At this time, because the inner diameter and outer diameter of the
preform 5 are substantially the same as the diameter of the
cylinder tip portion 3A and the diameter of the first penetrating
hole 1A, respectively, the preform 5 is arranged in the first
penetrating hole 1A in the state of being maintained at the upper
end of the taper portion 3C of the mandrel, as shown by the virtual
line in FIG. 11.
[0112] Next, by driving the pressure device (not shown), the
preform 5 is pressed with the pressing punch 4 as shown by the
arrow, thereby carrying out the plastic-working.

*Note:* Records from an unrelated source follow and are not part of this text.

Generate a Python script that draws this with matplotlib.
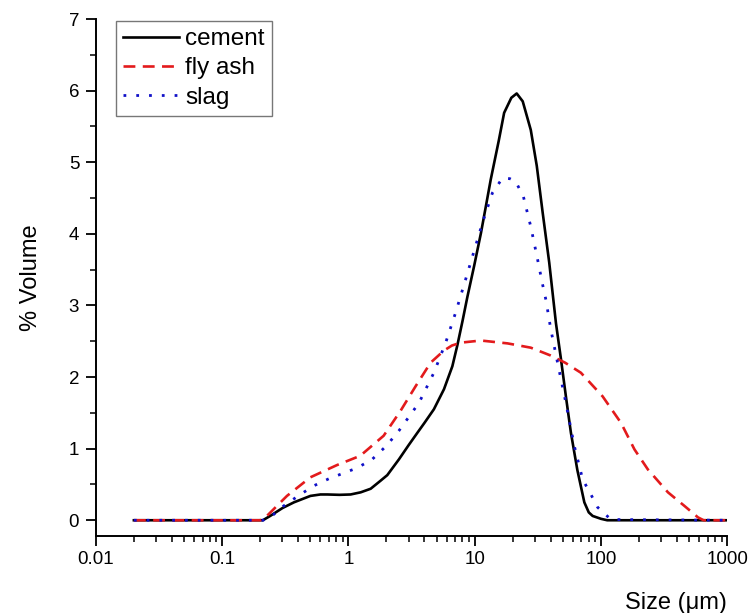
import matplotlib
matplotlib.use("Agg")
import matplotlib.pyplot as plt
from matplotlib.ticker import LogLocator, MultipleLocator, FixedFormatter, FixedLocator
import numpy as np

plt.rcParams['font.family'] = ['Liberation Sans', 'DejaVu Sans']

# particle size distributions (size in um, % volume)
cement_size = [0.02, 0.21, 0.24, 0.30, 0.37, 0.5, 0.6, 0.68, 0.85, 1.04, 1.25, 1.5,
               1.79, 2.03, 2.51, 3.0, 3.51, 4.0, 4.75, 5.71, 6.65, 7.3, 8.0, 8.75,
               9.89, 11.2, 12.3, 13.4, 15.5, 17.1, 19.5, 21.5, 24, 27.8, 31, 34.5,
               38.9, 44, 48.2, 53, 57.8, 65, 73.8, 80, 85.9, 100, 112, 1000]
cement_vol = [0, 0, 0.06, 0.17, 0.25, 0.34, 0.36, 0.36, 0.355, 0.36, 0.39, 0.44,
              0.55, 0.63, 0.85, 1.05, 1.22, 1.36, 1.55, 1.83, 2.15, 2.45, 2.78, 3.12,
              3.55, 4.01, 4.4, 4.76, 5.3, 5.69, 5.9, 5.96, 5.85, 5.45, 4.95, 4.3,
              3.6, 2.75, 2.25, 1.7, 1.22, 0.7, 0.25, 0.11, 0.06, 0.02, 0, 0]

flyash_size = [0.02, 0.2, 0.226, 0.326, 0.5, 0.81, 1.24, 1.9, 2.59, 3.4, 4.47, 5.71,
               6.6, 7.74, 11.2, 18.2, 27.8, 40, 52, 69.3, 103, 144, 184, 235, 339, 458,
               586, 650, 1000]
flyash_vol = [0, 0, 0.06, 0.34, 0.6, 0.77, 0.9, 1.18, 1.53, 1.87, 2.2, 2.37,
              2.44, 2.48, 2.51, 2.47, 2.41, 2.3, 2.2, 2.06, 1.73, 1.36, 0.99, 0.71, 0.39,
              0.2, 0.04, 0, 0]

slag_size = [0.02, 0.21, 0.24, 0.307, 0.40, 0.53, 0.70, 0.89, 1.17, 1.54, 2.0, 2.51,
             3.62, 4.75, 5.89, 7.06, 8.33, 9.77, 11.5, 13.8, 16.6, 19, 21.1, 24.3,
             27.8, 31.4, 34.4, 36.6, 40.1, 45.3, 52.7, 61.4, 71.6, 83.2, 94.1, 120, 1000]
slag_vol = [0, 0, 0.04, 0.2, 0.34, 0.48, 0.58, 0.65, 0.73, 0.85, 1.04, 1.25,
            1.64, 2.06, 2.48, 2.9, 3.32, 3.73, 4.15, 4.57, 4.78, 4.77, 4.73, 4.52,
            4.1, 3.65, 3.3, 3.08, 2.66, 2.2, 1.64, 1.04, 0.57, 0.36, 0.18, 0.01, 0]

fig = plt.figure(figsize=(7.49, 6.13), dpi=100)
ax = fig.add_axes([0.128, 0.1256, 0.843, 0.8434])

ax.plot(cement_size, cement_vol, color='black', lw=1.9, label='cement')
ax.plot(flyash_size, flyash_vol, color='#e31a1c', lw=1.9, linestyle=(0, (4.5, 2.8)),
        label='fly ash')
ax.plot(slag_size, slag_vol, color='#1010c8', lw=2.0, linestyle=(0, (1, 3.6)),
        label='slag')

ax.set_xscale('log')
ax.set_xlim(0.01, 1000)
ax.set_ylim(-0.22, 7)

xt = [0.01, 0.1, 1, 10, 100, 1000]
ax.xaxis.set_major_locator(FixedLocator(xt))
ax.xaxis.set_major_formatter(FixedFormatter(['0.01', '0.1', '1', '10', '100', '1000']))
ax.xaxis.set_minor_locator(LogLocator(base=10, subs=np.arange(2, 10), numticks=20))
ax.yaxis.set_major_locator(MultipleLocator(1))
ax.yaxis.set_minor_locator(MultipleLocator(0.5))

for s in ['top', 'right']:
    ax.spines[s].set_visible(False)
for s in ['left', 'bottom']:
    ax.spines[s].set_linewidth(1.4)

ax.tick_params(which='major', direction='out', length=7, width=1.3, labelsize=13.5, pad=4)
ax.tick_params(which='minor', direction='out', length=4.5, width=1.1)
ax.tick_params(axis='y', which='major', pad=5)

ax.set_ylabel('% Volume', fontsize=17, labelpad=19)
ax.set_xlabel('Size (\u03bcm)', fontsize=17, loc='right', labelpad=17)

leg = ax.legend(loc='upper left', bbox_to_anchor=(0.032, 0.996), borderaxespad=0,
                fontsize=17.5, handlelength=2.3, handletextpad=0.25, labelspacing=0.29,
                fancybox=False, frameon=True, borderpad=0.3)
leg.get_frame().set_edgecolor('#555555')
leg.get_frame().set_linewidth(1.0)

fig.savefig('out.png', dpi=100)
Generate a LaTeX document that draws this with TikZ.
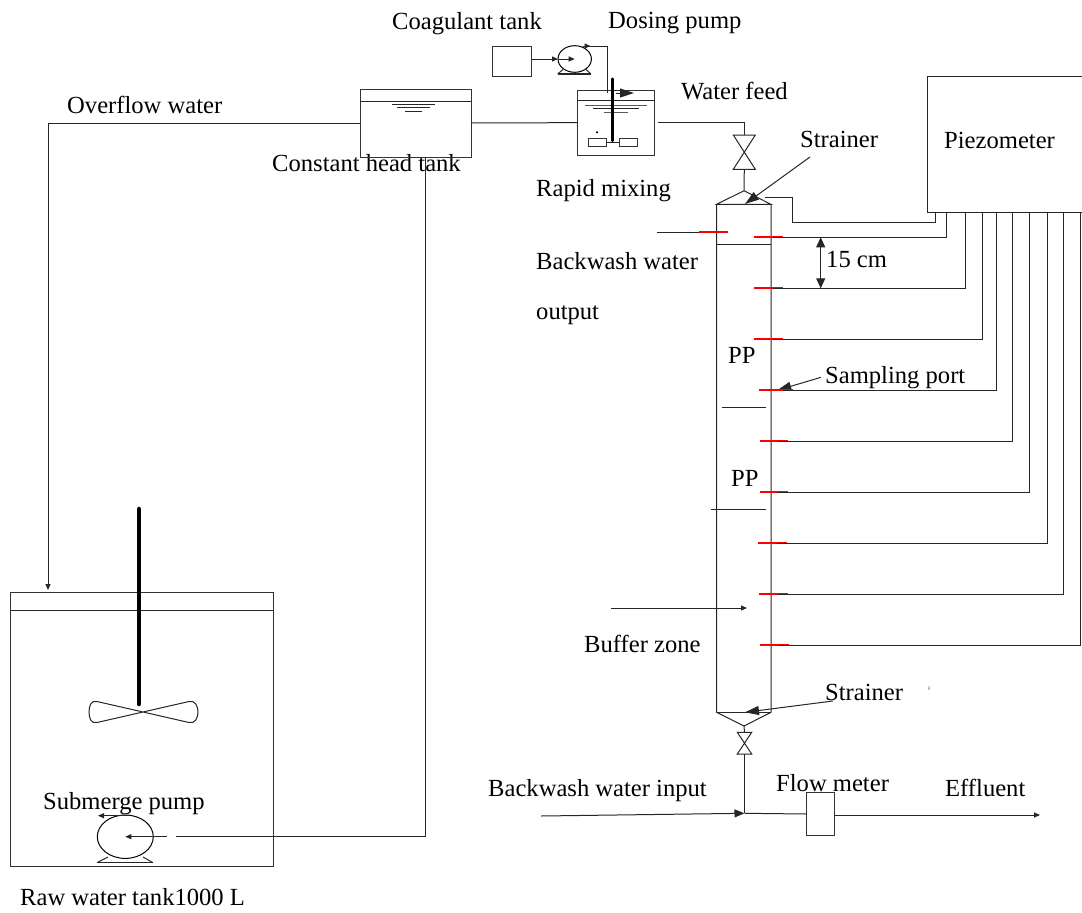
\documentclass[tikz,border=0pt]{standalone}
\usepackage{fontspec}
\setmainfont{Liberation Serif}
\usetikzlibrary{arrows.meta,shapes.geometric}
\tikzset{
  pipe/.style={draw=black!85, line width=1pt},
  flow/.style={pipe, -{Stealth[length=6pt,width=5pt,inset=0pt]}},
  bigflow/.style={pipe, -{Stealth[length=14pt,width=9pt,inset=0pt]}},
  tankbox/.style={draw=black!80, line width=1pt, inner sep=0pt, outer sep=0pt, anchor=north west},
  pumpbody/.style={ellipse, draw=black, line width=1pt, inner sep=0pt, outer sep=0pt},
  port/.style={draw=red, line width=2pt},
  label/.style={anchor=base west, inner sep=0pt, font=\fontsize{24.6}{28}\selectfont},
  shaft/.style={line width=3.2pt, line cap=round},
}
\begin{document}
\begin{tikzpicture}[x=1pt, y=-1pt]
  \useasboundingbox (0,0) rectangle (1082,913);

  \node[label] (overflowlab) at (67,113) {Overflow water};
  \node[label] (coaglab) at (392,29) {Coagulant tank};
  \node[label] (doselab) at (608,28) {Dosing pump};
  \node[label] (feedlab) at (681,99) {Water feed};
  \node[label] (strainertop) at (800,147) {Strainer};
  \node[label] (piezolab) at (944,148) {Piezometer};
  \node[label] (headlab) at (272,171) {Constant head tank};
  \node[label] (rapidlab) at (536,196) {Rapid mixing};
  \node[label] (backoutlab) at (536,269) {Backwash water};
  \node[label] (outputlab) at (536,319) {output};
  \node[label] (gaplab) at (826,267) {15 cm};
  \node[label] (pplaba) at (728,363) {PP};
  \node[label] (pplabb) at (731,486) {PP};
  \node[label] (samplab) at (825,383) {Sampling port};
  \node[label] (bufferlab) at (584,652) {Buffer zone};
  \node[label] (strainerbot) at (825,700) {Strainer};
  \node[anchor=base west, inner sep=0pt, font=\fontsize{5}{6}\selectfont, text=black!70] (flab) at (928,690) {F};
  \node[label] (backinlab) at (488,796) {Backwash water input};
  \node[label] (meterlab) at (776,791) {Flow meter};
  \node[label] (efflab) at (945,796) {Effluent};
  \node[label] (submlab) at (43,809) {Submerge pump};
  \node[label] (rawlab) at (20,905) {Raw water tank1000 L};

  \node[tankbox, minimum width=111pt, minimum height=68pt] (headtank) at (360,89) {};
  \node[tankbox, minimum width=77pt, minimum height=65.3pt] (mixtank) at (577.3,90) {};
  \node[tankbox, minimum width=39.4pt, minimum height=30pt] (coagtank) at (492.3,46.3) {};
  \node[tankbox, minimum width=263pt, minimum height=274pt] (rawtank) at (10.7,592) {};
  \node[tankbox, draw=none, minimum width=155pt, minimum height=136pt] (piezo) at (927,76) {};
  \node[tankbox, minimum width=27.7pt, minimum height=43.4pt] (meter) at (806.3,792.3) {};
  \node[pumpbody, minimum width=33.4pt, minimum height=26.6pt] (dosepump) at (574.7,59) {};
  \node[pumpbody, minimum width=56pt, minimum height=43.4pt] (subpump) at (125.3,836.7) {};
  \draw[pipe] (piezo.north east) -- (piezo.north west) -- (piezo.south west) -- (piezo.south east);

  % head tank and mixing tank
  \draw[pipe] (360,101) -- (471,101);
  \draw[pipe] (387,101) -- (440,101);
  \draw[pipe] (392,104.3) -- (435,104.3);
  \draw[pipe] (397,107.7) -- (430,107.7);
  \draw[pipe] (405,111) -- (422,111);
  \draw[pipe, line width=1.5pt] (577.3,100.7) -- (654.3,100.7);
  \draw[pipe, black!65] (585,105) -- (647,105);
  \draw[pipe] (593,108) -- (639,108);
  \draw[pipe, black!65] (604,112) -- (628,112);
  \draw[shaft] (612.7,79) -- (612.7,140.7);
  \node[tankbox, minimum width=18.7pt, minimum height=8.7pt] (bladea) at (588,138) {};
  \node[tankbox, minimum width=18.7pt, minimum height=8.7pt] (bladeb) at (619,138) {};
  \draw[pipe] (bladea.east) -- (bladeb.west);
  \fill (597,132.3) circle (1.2pt);
  \draw[bigflow] (616,93) -- (634,93);

  % pumps
  \coordinate (coagarrow) at (558,59);
  \draw[flow] (coagtank.east |- dosepump.center) -- (coagarrow);
  \draw[flow] (coagarrow) -- (dosepump.center);
  \draw[pipe] (557.7,74) -- (563,69.5) (591,74) -- (586,69.5);
  \draw[pipe, line width=1.5pt] (557.7,74) -- (591,74);
  \coordinate (doseout) at (583,46);
  \coordinate (dosein) at (607.3,92.7);
  \draw[pipe] (doseout) -| (dosein);
  \draw[flow] (583,46) -- (590.5,46);
  \draw[pipe] (97,862.7) -- (108,857) (153,862.7) -- (143,857);
  \draw[pipe, line width=1.5pt] (97,862.7) -- (153,862.7);
  \draw[flow] (130,815.7) -- (98,815.7);
  \coordinate (pumpfeed) at (175.7,836.7);
  \coordinate (headout) at (425,157);
  \draw[pipe] (headout) |- (pumpfeed);
  \draw[flow] (167,836.7) -- (subpump.center);

  % raw water tank
  \draw[pipe] (10.7,610) -- (273.7,610);
  \draw[shaft, line width=4.5pt] (139,509) -- (139,704);
  \draw[pipe] (143,712) -- (97,701.5) .. controls (91,700) and (89,706) .. (89,712) .. controls (89,718) and (91,724) .. (97,722.5) -- (189,701.5) .. controls (195,700) and (198,706) .. (198,712) .. controls (198,718) and (195,724) .. (189,722.5) -- cycle;

  % main pipes
  \coordinate (rawin) at (48,590);
  \draw[flow] (headtank.west) -| (rawin);
  \draw[pipe] (headtank.east) -- (mixtank.west);
  \coordinate (feedout) at (658,122.3);
  \coordinate (valvea) at (744.3,135);
  \draw[pipe] (feedout) -| (valvea);
  \draw[pipe] (733.3,135) -- (755.3,135) -- (733.3,169.3) -- (755.3,169.3) -- cycle;
  \coordinate (capapex) at (744,190.7);
  \draw[pipe] (744.3,169.3) -- (capapex);

  % column
  \draw[pipe] (716.7,204.3) -- (capapex) -- (770.9,204.3) -- cycle;
  \draw[pipe] (716.7,204.3) -- (716.7,712.3) -- (744,726) -- (771,712.3) -- (771,204.3);
  \draw[pipe] (716.7,712.3) -- (771,712.3);
  \draw[pipe] (716.7,244.7) -- (771,244.7);
  \draw[pipe] (722.3,407.3) -- (766.3,407.3);
  \draw[pipe] (711,509) -- (766,509);
  \draw[pipe] (657,232.3) -- (727.7,232.3);
  \draw[port] (699,232.3) -- (727.7,232.3);
  \draw[flow] (611,608) -- (747,608);
  \draw[bigflow] (810,157) -- (745,204);
  \draw[bigflow] (832.7,701) -- (745,712.3);
  \draw[bigflow] (821,377.3) -- (777.3,390.3);

  % piezometer lines
  \coordinate (capout) at (765.3,197.3);
  \draw[pipe] (capout) -- (792,197.3) -- (792,222) -- (935.7,222) -- (935.7,212);
  \foreach \i/\y/\xa/\xb/\xr in {1/237.3/754.3/783.3/946.7, 2/288.3/754.3/783.3/965.7, 3/339.3/754.3/783.3/982, 4/390.3/759/793/996.7, 5/441/760/788/1012, 6/492/760/788/1029.3, 7/543/758/787/1047.7, 8/594/759/788/1063.3, 9/645/760/789/1080}{
    \coordinate (port\i) at (\xa,\y);
    \coordinate (riser\i) at (\xr,212);
    \draw[port] (port\i) -- (\xb,\y);
    \draw[pipe] (\xb-10,\y) -| (riser\i);
  }
  \draw[pipe, {Stealth[length=10pt,width=9pt,inset=0pt]}-{Stealth[length=10pt,width=9pt,inset=0pt]}] (820.7,237.3) -- (820.7,288.3);

  % bottom
  \coordinate (valveb) at (744.5,732.3);
  \draw[pipe] (744,726) -- (valveb);
  \draw[pipe] (737.3,732.3) -- (751.7,732.3) -- (737.3,754) -- (751.7,754) -- cycle;
  \coordinate (junction) at (744.5,813.3);
  \draw[pipe] (744.5,754) -- (junction);
  \draw[pipe, -{Stealth[length=10pt,width=8pt,inset=0pt]}] (541,816) -- (junction);
  \draw[pipe] (junction) -- (meter.west);
  \coordinate (effout) at (1040,815);
  \draw[flow] (834,815) -- (effout);
\end{tikzpicture}
\end{document}
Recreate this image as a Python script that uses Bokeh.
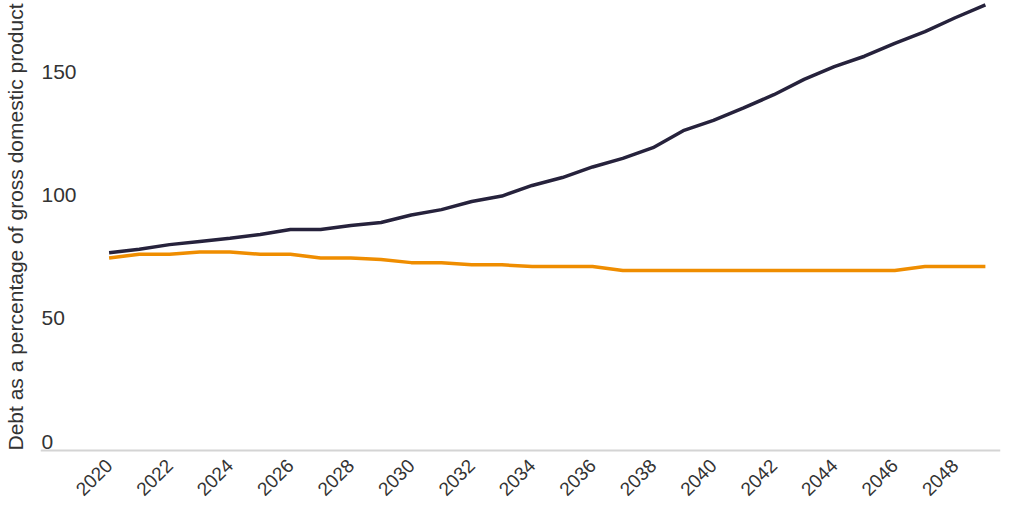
import math
from bokeh.plotting import figure
from bokeh.models import FixedTicker, Range1d, ColumnDataSource
from bokeh.core.properties import value
from bokeh.embed import file_html
from bokeh.resources import INLINE

# ---- data ----
years = list(range(2020, 2050))
debt_navy = [80.2, 81.6, 83.5, 84.8, 86.1, 87.6, 89.6, 89.6, 91.3, 92.5,
             95.5, 97.7, 101.0, 103.2, 107.5, 110.7, 115.0, 118.5, 122.8, 129.7,
             133.9, 139.0, 144.3, 150.5, 155.7, 159.9, 165.1, 169.9, 175.5, 180.7]
debt_orange = [78.1, 79.6, 79.6, 80.5, 80.5, 79.6, 79.6, 78.1, 78.1, 77.5,
               76.2, 76.2, 75.3, 75.3, 74.6, 74.6, 74.6, 73.0, 73.0, 73.0,
               73.0, 73.0, 73.0, 73.0, 73.0, 73.0, 73.0, 74.6, 74.6, 74.6]
x_ticks = list(range(2020, 2049, 2))
y_ticks = [0, 50, 100, 150]
y_tick_labels = ["0", "50", "100", "150"]
y_axis_title = "Debt as a percentage of gross domestic product"

FONT = "Liberation Sans"
TEXT = "#333333"
NAVY = "#26223c"
ORANGE = "#ef8d00"

x_start, x_end = 2017.73, 2049.5
p = figure(width=1008, height=504, output_backend="svg", toolbar_location=None,
           x_range=Range1d(x_start, x_end), y_range=Range1d(-1.2, 182.5),
           min_border_left=0, min_border_top=0, min_border_right=8, min_border_bottom=0)
p.outline_line_color = None
p.background_fill_color = "white"
p.border_fill_color = "white"

# grid: only the zero baseline
p.xgrid.grid_line_color = None
p.ygrid.ticker = FixedTicker(ticks=[0])
p.ygrid.grid_line_color = "#d4d4d4"
p.ygrid.grid_line_width = 2

# left axis: only the title
p.yaxis.ticker = FixedTicker(ticks=[])
p.yaxis.axis_line_color = None
p.yaxis.major_tick_line_color = None
p.yaxis.minor_tick_line_color = None
p.yaxis.axis_label = y_axis_title
p.yaxis.axis_label_text_font = FONT
p.yaxis.axis_label_text_font_size = "21px"
p.yaxis.axis_label_text_font_style = "normal"
p.yaxis.axis_label_text_color = TEXT
p.yaxis.axis_label_standoff = 14

# bottom axis
p.xaxis.ticker = FixedTicker(ticks=x_ticks)
p.xaxis.axis_line_color = None
p.xaxis.major_tick_line_color = None
p.xaxis.minor_tick_line_color = None
p.xaxis.major_label_orientation = math.pi / 4
p.xaxis.major_label_text_font = FONT
p.xaxis.major_label_text_font_size = "19px"
p.xaxis.major_label_text_color = TEXT
p.xaxis.major_label_standoff = 3

# y tick labels drawn inside the plot, above their value
p.text(x=[x_start] * len(y_ticks), y=y_ticks, text=y_tick_labels,
       text_font=value(FONT), text_font_size="21px", text_color=TEXT,
       text_align="left", text_baseline="alphabetic", x_offset=1, y_offset=-9)

src = ColumnDataSource(dict(year=years, navy=debt_navy, orange=debt_orange))
p.line("year", "orange", source=src, line_color=ORANGE, line_width=3.5)
p.line("year", "navy", source=src, line_color=NAVY, line_width=3.5)

open("out.html", "w").write(file_html(p, INLINE))
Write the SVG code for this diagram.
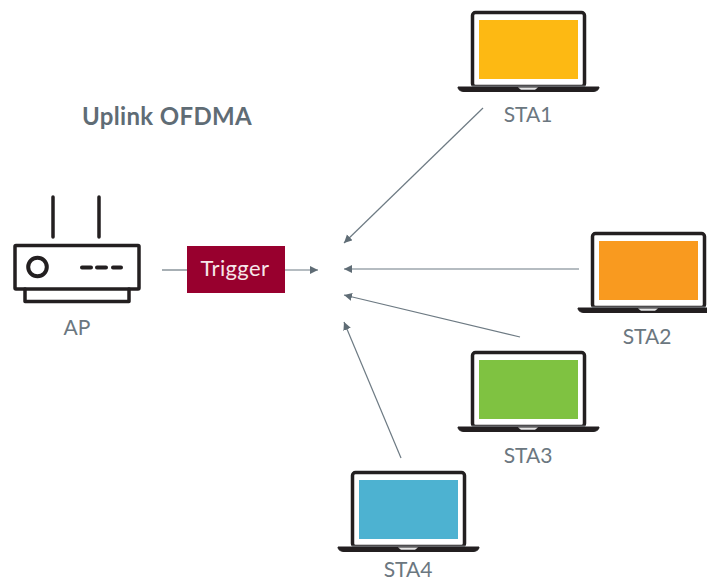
<svg xmlns="http://www.w3.org/2000/svg" width="707" height="582" viewBox="0 0 707 582">
<style>
text{font-family:"Lato","Noto Sans",sans-serif;font-weight:400;fill:#6b7780;font-size:21px;text-anchor:middle}
.k{fill:none;stroke:#231f20;stroke-width:3.500;stroke-linecap:round;stroke-linejoin:round}
.c{fill:none;stroke:#6d7a83;stroke-width:1.200;marker-end:url(#a)}
</style>
<defs>
<marker id="a" markerUnits="userSpaceOnUse" markerWidth="10" markerHeight="10" refX="8" refY="4" orient="auto"><path d="M0 0L8 4L0 8Z" fill="#5f6c75"/></marker>
<g id="lap">
<rect x="-6.500" y="-7.500" width="112" height="74" rx="3" fill="#fff" stroke="#231f20" stroke-width="3.500"/>
<path d="M-21 67H120C120 70 117 71.500 114 71.500H-15C-18 71.500-21 70-21 67Z" fill="#231f20" stroke="#231f20" stroke-width="1"/>
<path d="M39 67.500H59L56 69.800H42Z" fill="#e6e6e6"/>
<rect x="-8" y="65.600" width="115" height="1" fill="#8a8f92"/>
</g>
</defs>
<text x="167" y="125" style="font-size:24px;font-weight:700;letter-spacing:.35px;fill:#5f6c75">Uplink OFDMA</text>
<g id="connectors">
<path d="M162 270H187" class="c" style="marker-end:none"/>
<path d="M285 270H318" class="c"/>
<path d="M483 108L344 243" class="c"/>
<path d="M579 269H344" class="c"/>
<path d="M520 337L344 295" class="c"/>
<path d="M401 458L344 322" class="c"/>
</g>
<g id="ap">
<path d="M53 197V237M99 197V237" class="k"/>
<rect x="15" y="245.500" width="124" height="43.500" rx="1" class="k"/>
<path d="M25 289V301.500H129V289" class="k"/>
<circle cx="37.500" cy="267" r="9.300" fill="none" stroke="#231f20" stroke-width="4"/>
<path d="M82 267.500H91M97 267.500H106M113 267.500H121" fill="none" stroke="#231f20" stroke-width="4" stroke-linecap="round"/>
<text x="77" y="335">AP</text>
</g>
<g id="trigger">
<rect x="187" y="246" width="98" height="47" fill="#98002e"/>
<text x="235" y="276" style="fill:#f6e6ea;font-size:22px;letter-spacing:.4px">Trigger</text>
</g>
<g id="sta1">
<use href="#lap" x="479" y="20"/>
<rect x="479" y="20" width="99" height="59" fill="#fdb913"/>
<text x="528" y="122">STA1</text>
</g>
<g id="sta2">
<use href="#lap" x="599" y="241"/>
<rect x="599" y="241" width="99" height="59" fill="#f99a1f"/>
<text x="647" y="344">STA2</text>
</g>
<g id="sta3">
<use href="#lap" x="479" y="360"/>
<rect x="479" y="360" width="99" height="59" fill="#7fc241"/>
<text x="528" y="463">STA3</text>
</g>
<g id="sta4">
<use href="#lap" x="359" y="480"/>
<rect x="359" y="480" width="99" height="59" fill="#4db2d1"/>
<text x="408" y="577">STA4</text>
</g>
</svg>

[0113] At this time, the plastic-working of the preform 5 goes on
with the pressing punch in the state where the cylinder tip portion
3A of the mandrel is inserted in the penetrating hole 4a of the
pressing punch 4.
[0114] The pressing punch 4 descends in the first penetrating hole
1A, with the cylinder tip portion 3A of the mandrel being as a
guide, and finally stops at the upper end of the taper portion
3C.
[0115] Then, during this process, via the inside of the gap of a
trumpet shape which the tapered hole 1C of the die 2 and the taper
portion 3C of the mandrel form, the preform 5 is extruded toward
the gap of a circular ring shape, which the second penetrating hole
1B of the die and the cylinder base end portion 3B of the mandrel
form, and is plastic-worked into the extrusion 5.sub.1 as shown in
FIG. 12.
[0116] At this time, as for the gap of a trumpet shape described
above, the cross sectional area of the upper end is at its maximum
and the cross sectional area of the lower end is at its minimum, so
the preform 5 is squeezed down into the circular-ring shape which
reduces the area thereof. In other words, the deformation is
realized for sure.
[0117] In addition, during this process, the mandrel 3 is in a two
point mounting conditions supported by the mandrel drive mechanism
(not shown) at the cylinder base end portion 3B side and the
pressing punch 4, so the core misalignment will not occur.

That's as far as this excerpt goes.